Pursuant to Section 13 or 15(d) of

the Securities Exchange Act of 1934


 

 

Date of Report:  March 16, 2005

(Date of earliest event reported)

 


 

TENET HEALTHCARE CORPORATION

(Exact name of Registrant as specified in its charter)

 

Nevada

 

1-7293

 

95-2557091

(State of Incorporation)

 

(Commission File Number)

 

(IRS Employer Identification No.)

 

 

13737 Noel Road

Dallas, Texas  75240

(Address of principal executive offices, including zip code)

 

 

(469) 893-2200

(Registrant’s telephone number, including area code)

 

 

N/A

(Former name or former address, if changed since last report)

 

 

Check the appropriate box below if the Form 8-K filing is intended to simultaneously satisfy the filing obligation of the Registrant under any of the following provisions:

 

o            Written communications pursuant to Rule 425 under the Securities Act (17 CFR 230.425)

o            Soliciting material pursuant to Rule 14a-12 under the Exchange Act (17 CFR 240.14a-12)

o            Pre-commencement communications pursuant to Rule 14d-2(b) under the Exchange Act (17 CFR 240.14d-2(b))

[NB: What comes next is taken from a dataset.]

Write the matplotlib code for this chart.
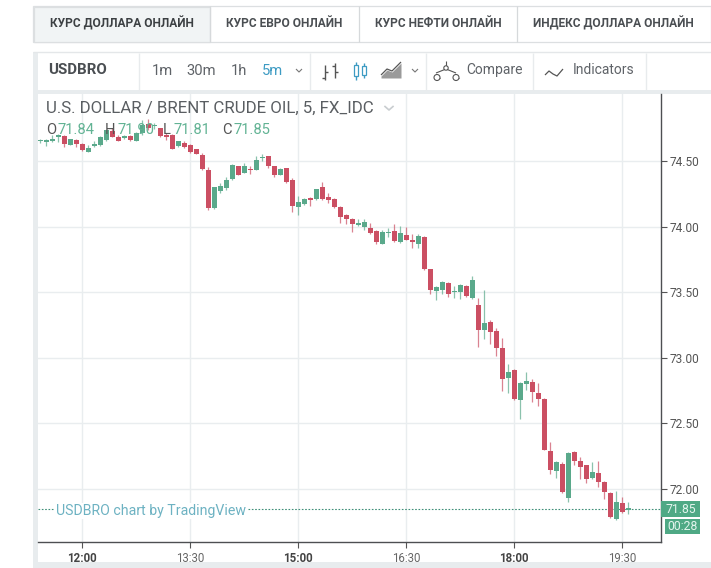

o            Pre-commencement communications pursuant to Rule 13e-4(c) under the Exchange Act (17 CFR 240.13e-4(c))

 

 



 

ITEM 1.01       Entry Into a Material Definitive Agreement.

 

                On March 16, 2005, Tenet Healthcare Corporation amended its one-year letter of credit facility.  Tenet originally entered into the letter of credit facility with Bank of America, N.A., as administrative agent and letter of credit issuing bank, and Citicorp USA, Inc., as syndication agent and risk participant in letters of credit, on December 31, 2004.  The facility provides for the issuance of up to $250 million in letters of credit.  Tenet maintains ordinary banking and investment banking relationships with both Bank of America and Citicorp USA and their affiliates.

 

                Prior to its amendment, the letter of credit facility was collateralized by the stock of certain of Tenet’s subsidiaries and by cash equal to 105% of the facility.  Under the amended letter of credit facility, the lenders have agreed to release their liens on the stock of Tenet’s subsidiaries, at Tenet’s request any time after April 15, 2005, so long as no default exists. At the time of such release, the termination date of the letter of credit facility will be extended from December 31, 2005 to June 30, 2006. The facility will remain collaterized by cash as described above.

 

                A copy of the definitive amended letter of credit facility is attached as Exhibit 10.1.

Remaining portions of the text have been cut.